Adult Children, R Rated Movies

What To Do When an Adult Child Moves Back Home

On another site I am a member of, the question was raised as to what rules should be established with an adult child who moves back into the home. There is still an underage child in the home, and the single parent has strong feelings about church attendance.

I happened to be the first person to respond to the post. I noted in my reply that while I do not have adult children at this time, I have rented out rooms in my home to adults. I have also been in the situation, when I was married, of living with my former spouse’s parents at their house, as an adult. Surprising to me was the number of other posts which came in after mine completely agreeing with all I said. They had all experienced the situation as an adult child living at home or as the parent of an adult child who moved back in. Their experiences and my own taught us all valuable lessons about how to keep the peace in the home and how to maintain healthy happy relationships with one another.

What Experience Taught Me

Whether they live under your roof or not, your adult children are just that: adults. They have the right to be treated as such, just as you have the right to expect them to act as such. Because they are adults, the rules you can appropriately have over their life and their conduct is significantly different from those you had while they were underage.

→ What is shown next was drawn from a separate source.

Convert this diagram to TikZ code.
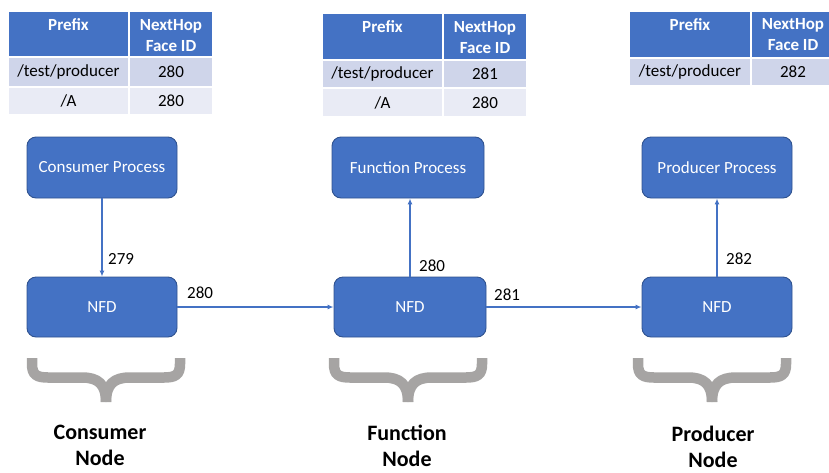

House Rules Versus Running-Their- Life Rules

This is where it gets tricky. Parents love their kids. They want the best for them. When they see their kids clearly making mistakes and bad choices, they immediately want to intervene. The key is to remember that they are adults now and they have the right to make the choices they make as well as face the consequences, good or bad, of those choices. This is when all those years of teaching them should be kicking in. We all learn through our mistakes, and we all continue to make mistakes as adults. Our adult children have the right to live as a mistake-making-consequence-facing human, just as we do. . .and as we are.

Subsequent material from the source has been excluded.